[START OF Exercise materials]

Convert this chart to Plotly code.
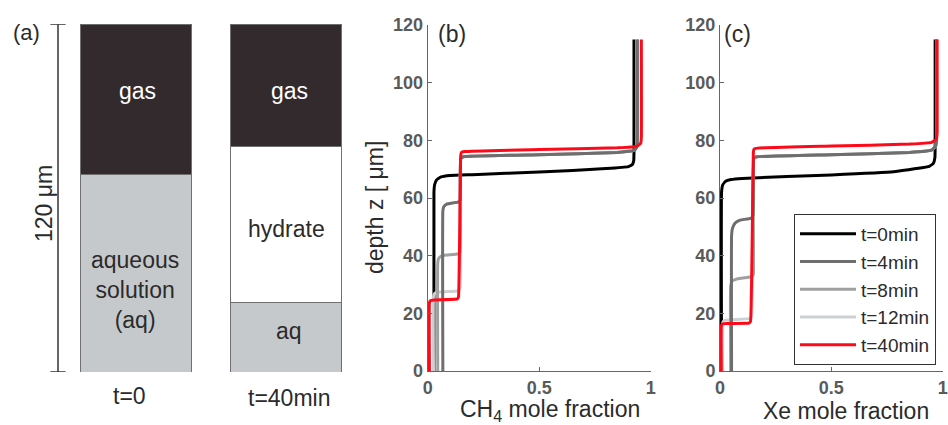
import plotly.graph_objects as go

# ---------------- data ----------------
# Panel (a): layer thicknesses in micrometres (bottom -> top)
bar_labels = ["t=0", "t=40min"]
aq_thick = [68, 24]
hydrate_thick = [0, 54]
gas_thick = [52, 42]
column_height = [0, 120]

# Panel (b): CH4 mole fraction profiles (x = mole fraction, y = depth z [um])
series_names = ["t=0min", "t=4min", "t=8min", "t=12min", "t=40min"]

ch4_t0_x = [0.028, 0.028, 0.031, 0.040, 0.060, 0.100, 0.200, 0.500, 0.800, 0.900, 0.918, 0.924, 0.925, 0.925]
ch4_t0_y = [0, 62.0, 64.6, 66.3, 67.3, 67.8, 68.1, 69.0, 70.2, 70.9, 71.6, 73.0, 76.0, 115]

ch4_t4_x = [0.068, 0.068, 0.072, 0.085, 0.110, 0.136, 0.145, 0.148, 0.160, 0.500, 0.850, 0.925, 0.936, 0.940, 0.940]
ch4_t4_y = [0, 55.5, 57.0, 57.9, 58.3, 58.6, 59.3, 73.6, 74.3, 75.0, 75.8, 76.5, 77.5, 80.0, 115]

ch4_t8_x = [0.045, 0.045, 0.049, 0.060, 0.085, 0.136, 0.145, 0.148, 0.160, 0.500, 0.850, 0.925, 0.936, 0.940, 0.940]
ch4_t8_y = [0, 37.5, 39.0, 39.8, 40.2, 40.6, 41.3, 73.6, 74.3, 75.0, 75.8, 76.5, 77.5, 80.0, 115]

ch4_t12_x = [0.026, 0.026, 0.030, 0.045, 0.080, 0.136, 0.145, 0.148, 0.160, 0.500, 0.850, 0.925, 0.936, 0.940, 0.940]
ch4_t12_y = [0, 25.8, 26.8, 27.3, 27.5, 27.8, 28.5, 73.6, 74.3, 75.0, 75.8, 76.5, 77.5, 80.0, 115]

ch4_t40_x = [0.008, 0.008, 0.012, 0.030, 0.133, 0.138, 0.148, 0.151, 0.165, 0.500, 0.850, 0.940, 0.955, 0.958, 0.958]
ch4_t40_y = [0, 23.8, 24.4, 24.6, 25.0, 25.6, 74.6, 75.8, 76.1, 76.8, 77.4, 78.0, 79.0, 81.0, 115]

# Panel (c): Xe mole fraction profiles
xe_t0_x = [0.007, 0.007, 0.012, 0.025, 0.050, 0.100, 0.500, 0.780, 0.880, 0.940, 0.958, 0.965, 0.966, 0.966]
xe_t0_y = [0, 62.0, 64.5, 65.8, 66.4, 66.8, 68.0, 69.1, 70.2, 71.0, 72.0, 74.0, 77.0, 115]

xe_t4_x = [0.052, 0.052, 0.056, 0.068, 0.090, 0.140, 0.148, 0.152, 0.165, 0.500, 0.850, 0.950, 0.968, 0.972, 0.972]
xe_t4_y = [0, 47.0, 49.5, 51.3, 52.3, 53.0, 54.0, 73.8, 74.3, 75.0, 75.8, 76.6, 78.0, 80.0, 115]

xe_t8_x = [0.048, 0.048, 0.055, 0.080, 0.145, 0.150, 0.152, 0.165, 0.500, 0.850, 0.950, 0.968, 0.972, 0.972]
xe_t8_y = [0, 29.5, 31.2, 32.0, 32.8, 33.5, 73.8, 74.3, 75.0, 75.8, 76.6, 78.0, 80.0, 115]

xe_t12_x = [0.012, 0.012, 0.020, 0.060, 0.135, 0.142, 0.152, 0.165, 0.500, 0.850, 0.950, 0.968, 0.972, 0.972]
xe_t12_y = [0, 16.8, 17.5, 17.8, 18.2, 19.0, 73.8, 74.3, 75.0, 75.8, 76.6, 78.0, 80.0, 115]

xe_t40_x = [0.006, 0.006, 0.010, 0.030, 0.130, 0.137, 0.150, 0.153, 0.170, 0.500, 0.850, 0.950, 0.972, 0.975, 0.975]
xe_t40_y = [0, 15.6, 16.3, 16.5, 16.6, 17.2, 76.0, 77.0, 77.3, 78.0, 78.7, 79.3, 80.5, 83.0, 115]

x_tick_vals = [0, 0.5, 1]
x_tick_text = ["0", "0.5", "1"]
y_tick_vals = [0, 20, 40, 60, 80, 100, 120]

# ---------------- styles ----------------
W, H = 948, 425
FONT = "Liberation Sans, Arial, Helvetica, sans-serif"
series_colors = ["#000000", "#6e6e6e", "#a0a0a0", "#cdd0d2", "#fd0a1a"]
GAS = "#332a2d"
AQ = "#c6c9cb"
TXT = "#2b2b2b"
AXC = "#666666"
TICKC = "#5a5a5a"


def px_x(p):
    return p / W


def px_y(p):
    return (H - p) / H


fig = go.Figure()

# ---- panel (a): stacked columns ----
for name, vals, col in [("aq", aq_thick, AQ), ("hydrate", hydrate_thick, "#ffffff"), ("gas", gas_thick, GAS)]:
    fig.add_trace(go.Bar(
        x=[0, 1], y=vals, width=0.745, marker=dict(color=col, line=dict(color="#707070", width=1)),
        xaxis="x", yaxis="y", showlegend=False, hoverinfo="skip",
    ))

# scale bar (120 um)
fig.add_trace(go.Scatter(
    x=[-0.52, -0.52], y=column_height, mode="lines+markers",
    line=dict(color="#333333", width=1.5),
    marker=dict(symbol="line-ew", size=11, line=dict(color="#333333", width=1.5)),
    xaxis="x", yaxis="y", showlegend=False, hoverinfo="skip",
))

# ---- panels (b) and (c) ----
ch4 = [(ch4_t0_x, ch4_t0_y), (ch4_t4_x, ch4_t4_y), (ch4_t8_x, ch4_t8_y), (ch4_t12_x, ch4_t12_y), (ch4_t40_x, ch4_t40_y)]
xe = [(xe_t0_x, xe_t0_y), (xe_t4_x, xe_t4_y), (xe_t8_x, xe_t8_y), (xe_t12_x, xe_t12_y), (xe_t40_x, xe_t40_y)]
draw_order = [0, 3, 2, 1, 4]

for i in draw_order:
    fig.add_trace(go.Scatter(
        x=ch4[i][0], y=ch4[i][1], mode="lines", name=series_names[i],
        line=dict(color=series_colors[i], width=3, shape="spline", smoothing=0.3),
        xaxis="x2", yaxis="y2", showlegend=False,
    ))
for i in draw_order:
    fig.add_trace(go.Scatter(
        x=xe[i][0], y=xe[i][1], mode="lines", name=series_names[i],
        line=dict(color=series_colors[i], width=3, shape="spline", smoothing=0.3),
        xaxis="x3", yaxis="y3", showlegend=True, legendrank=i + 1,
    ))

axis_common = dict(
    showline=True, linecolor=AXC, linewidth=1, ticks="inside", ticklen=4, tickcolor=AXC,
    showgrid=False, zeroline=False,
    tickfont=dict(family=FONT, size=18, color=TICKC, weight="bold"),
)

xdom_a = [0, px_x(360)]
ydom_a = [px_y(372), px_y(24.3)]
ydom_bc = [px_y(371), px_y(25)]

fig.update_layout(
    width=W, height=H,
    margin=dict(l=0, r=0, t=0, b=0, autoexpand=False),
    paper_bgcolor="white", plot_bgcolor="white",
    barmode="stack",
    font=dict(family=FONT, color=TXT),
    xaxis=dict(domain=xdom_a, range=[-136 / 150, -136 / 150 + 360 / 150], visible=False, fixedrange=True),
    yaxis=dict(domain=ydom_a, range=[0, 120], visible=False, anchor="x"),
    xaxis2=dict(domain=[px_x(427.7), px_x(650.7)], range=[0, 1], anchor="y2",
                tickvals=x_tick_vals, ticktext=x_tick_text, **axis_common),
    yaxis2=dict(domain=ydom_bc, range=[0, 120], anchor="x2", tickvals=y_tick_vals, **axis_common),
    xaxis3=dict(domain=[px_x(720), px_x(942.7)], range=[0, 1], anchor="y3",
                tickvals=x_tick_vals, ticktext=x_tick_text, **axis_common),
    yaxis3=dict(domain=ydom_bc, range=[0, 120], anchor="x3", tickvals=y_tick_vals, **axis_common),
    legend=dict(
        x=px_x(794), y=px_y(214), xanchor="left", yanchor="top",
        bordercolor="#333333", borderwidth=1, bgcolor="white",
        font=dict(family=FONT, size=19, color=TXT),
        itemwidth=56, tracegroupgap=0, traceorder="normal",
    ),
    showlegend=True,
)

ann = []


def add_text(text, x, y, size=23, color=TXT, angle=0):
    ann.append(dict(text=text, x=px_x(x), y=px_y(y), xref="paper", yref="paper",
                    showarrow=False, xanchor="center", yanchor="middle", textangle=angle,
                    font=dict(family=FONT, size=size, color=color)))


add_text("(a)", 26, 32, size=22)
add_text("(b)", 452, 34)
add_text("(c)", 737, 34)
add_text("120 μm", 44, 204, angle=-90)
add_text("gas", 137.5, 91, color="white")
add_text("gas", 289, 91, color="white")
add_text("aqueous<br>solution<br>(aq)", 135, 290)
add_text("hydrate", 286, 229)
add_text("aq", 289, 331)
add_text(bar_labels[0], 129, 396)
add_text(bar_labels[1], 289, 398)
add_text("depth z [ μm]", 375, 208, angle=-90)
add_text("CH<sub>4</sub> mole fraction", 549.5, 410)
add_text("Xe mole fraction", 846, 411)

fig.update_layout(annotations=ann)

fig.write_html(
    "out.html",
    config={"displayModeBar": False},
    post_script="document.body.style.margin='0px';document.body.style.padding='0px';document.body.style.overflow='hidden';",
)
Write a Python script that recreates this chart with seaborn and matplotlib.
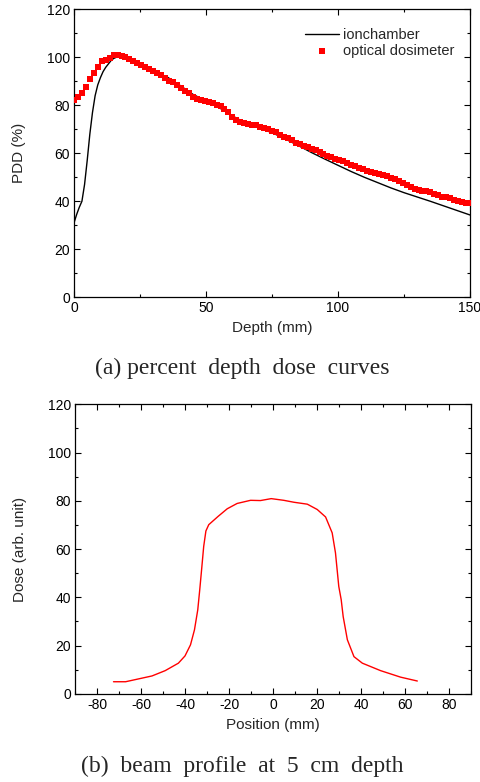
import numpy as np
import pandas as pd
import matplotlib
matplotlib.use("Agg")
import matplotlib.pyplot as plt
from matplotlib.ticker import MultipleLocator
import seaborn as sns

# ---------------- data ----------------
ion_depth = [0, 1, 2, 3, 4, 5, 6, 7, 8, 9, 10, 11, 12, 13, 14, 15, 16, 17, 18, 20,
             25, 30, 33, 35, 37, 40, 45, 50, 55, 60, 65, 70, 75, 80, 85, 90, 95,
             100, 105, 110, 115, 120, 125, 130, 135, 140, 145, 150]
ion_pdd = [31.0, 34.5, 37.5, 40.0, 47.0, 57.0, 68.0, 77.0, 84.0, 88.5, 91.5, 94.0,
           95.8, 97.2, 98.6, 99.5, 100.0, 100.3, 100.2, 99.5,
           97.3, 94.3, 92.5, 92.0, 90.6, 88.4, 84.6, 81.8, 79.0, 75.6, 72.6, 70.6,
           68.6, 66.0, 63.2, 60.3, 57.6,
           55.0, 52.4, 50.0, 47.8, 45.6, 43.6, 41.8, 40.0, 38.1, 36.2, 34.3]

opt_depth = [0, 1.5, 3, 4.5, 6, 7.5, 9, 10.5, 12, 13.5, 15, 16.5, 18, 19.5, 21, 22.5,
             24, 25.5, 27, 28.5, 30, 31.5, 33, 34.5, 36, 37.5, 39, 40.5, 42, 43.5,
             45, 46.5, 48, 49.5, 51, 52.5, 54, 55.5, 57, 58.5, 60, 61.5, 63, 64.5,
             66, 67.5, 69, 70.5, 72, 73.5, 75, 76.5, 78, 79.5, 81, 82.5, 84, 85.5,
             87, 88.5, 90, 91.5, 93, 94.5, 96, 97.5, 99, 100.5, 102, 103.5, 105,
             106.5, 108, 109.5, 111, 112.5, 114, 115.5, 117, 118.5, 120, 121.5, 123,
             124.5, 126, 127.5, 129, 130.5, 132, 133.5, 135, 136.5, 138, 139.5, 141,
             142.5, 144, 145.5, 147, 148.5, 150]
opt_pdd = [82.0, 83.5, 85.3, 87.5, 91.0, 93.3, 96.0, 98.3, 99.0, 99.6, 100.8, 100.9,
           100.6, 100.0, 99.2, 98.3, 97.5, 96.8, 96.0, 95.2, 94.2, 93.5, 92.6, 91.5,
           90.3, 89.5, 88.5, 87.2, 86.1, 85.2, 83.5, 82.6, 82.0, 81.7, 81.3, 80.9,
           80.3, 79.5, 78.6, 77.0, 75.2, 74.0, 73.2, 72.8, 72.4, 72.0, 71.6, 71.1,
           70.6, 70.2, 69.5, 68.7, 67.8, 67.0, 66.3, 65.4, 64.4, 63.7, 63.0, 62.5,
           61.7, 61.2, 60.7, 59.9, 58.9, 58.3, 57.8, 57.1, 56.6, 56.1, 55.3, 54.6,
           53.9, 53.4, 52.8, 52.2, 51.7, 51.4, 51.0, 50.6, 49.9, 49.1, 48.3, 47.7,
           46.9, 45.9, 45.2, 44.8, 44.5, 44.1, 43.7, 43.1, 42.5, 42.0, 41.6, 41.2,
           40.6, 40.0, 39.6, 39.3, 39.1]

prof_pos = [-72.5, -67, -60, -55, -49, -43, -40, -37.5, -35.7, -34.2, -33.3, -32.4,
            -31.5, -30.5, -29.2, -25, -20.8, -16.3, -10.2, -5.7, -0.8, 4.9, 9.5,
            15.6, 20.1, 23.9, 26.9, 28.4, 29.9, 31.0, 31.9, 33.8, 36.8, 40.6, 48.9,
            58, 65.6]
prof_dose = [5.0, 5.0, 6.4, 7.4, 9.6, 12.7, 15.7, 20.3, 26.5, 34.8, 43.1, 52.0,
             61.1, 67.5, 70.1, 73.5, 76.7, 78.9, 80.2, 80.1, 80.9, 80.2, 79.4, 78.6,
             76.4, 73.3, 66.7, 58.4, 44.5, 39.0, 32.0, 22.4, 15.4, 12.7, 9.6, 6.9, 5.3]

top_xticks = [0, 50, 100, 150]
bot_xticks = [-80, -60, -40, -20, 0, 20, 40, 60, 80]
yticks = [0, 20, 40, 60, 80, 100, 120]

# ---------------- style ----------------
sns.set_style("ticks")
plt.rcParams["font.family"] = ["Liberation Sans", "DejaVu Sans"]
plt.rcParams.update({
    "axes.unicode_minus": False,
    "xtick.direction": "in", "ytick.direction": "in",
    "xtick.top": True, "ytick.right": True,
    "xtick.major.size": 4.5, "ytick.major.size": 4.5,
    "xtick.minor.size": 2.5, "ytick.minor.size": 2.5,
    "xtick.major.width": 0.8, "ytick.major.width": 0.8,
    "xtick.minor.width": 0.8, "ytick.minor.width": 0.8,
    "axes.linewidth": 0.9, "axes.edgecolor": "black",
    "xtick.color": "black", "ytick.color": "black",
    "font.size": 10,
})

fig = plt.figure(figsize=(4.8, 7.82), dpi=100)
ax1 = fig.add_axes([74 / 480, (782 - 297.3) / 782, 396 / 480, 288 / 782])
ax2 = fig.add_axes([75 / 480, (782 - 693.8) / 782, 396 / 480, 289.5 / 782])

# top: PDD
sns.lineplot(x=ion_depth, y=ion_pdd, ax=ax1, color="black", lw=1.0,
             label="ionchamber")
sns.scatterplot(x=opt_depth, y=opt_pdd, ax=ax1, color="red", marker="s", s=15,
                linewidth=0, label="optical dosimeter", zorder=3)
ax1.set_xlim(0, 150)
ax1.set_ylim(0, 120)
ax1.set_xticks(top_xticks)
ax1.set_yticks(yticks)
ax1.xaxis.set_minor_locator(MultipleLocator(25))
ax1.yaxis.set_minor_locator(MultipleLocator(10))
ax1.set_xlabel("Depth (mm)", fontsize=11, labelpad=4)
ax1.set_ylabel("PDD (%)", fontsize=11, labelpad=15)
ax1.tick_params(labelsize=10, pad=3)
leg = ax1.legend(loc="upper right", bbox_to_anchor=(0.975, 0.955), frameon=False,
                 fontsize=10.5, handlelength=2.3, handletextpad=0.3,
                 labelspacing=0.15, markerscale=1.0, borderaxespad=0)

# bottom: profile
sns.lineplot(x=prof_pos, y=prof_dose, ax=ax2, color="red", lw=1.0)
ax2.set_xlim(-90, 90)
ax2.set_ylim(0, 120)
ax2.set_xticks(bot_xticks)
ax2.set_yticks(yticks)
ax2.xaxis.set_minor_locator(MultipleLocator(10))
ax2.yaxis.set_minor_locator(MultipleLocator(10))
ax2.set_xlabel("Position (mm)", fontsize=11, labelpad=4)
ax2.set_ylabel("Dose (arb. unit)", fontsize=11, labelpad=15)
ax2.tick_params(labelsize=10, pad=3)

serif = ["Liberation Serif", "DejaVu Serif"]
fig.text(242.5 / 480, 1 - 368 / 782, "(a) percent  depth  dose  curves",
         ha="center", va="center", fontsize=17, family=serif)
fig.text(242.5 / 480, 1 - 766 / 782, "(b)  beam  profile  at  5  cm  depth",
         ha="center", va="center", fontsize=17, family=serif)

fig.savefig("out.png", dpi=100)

[END OF Exercise materials]

Find each line holding "matplotlib". Copy it out.

» Solution to the exercise
Write a Python script that recreates this chart with seaborn and matplotlib.
import matplotlib
matplotlib.use("Agg")
import matplotlib.pyplot as plt
from matplotlib.ticker import MultipleLocator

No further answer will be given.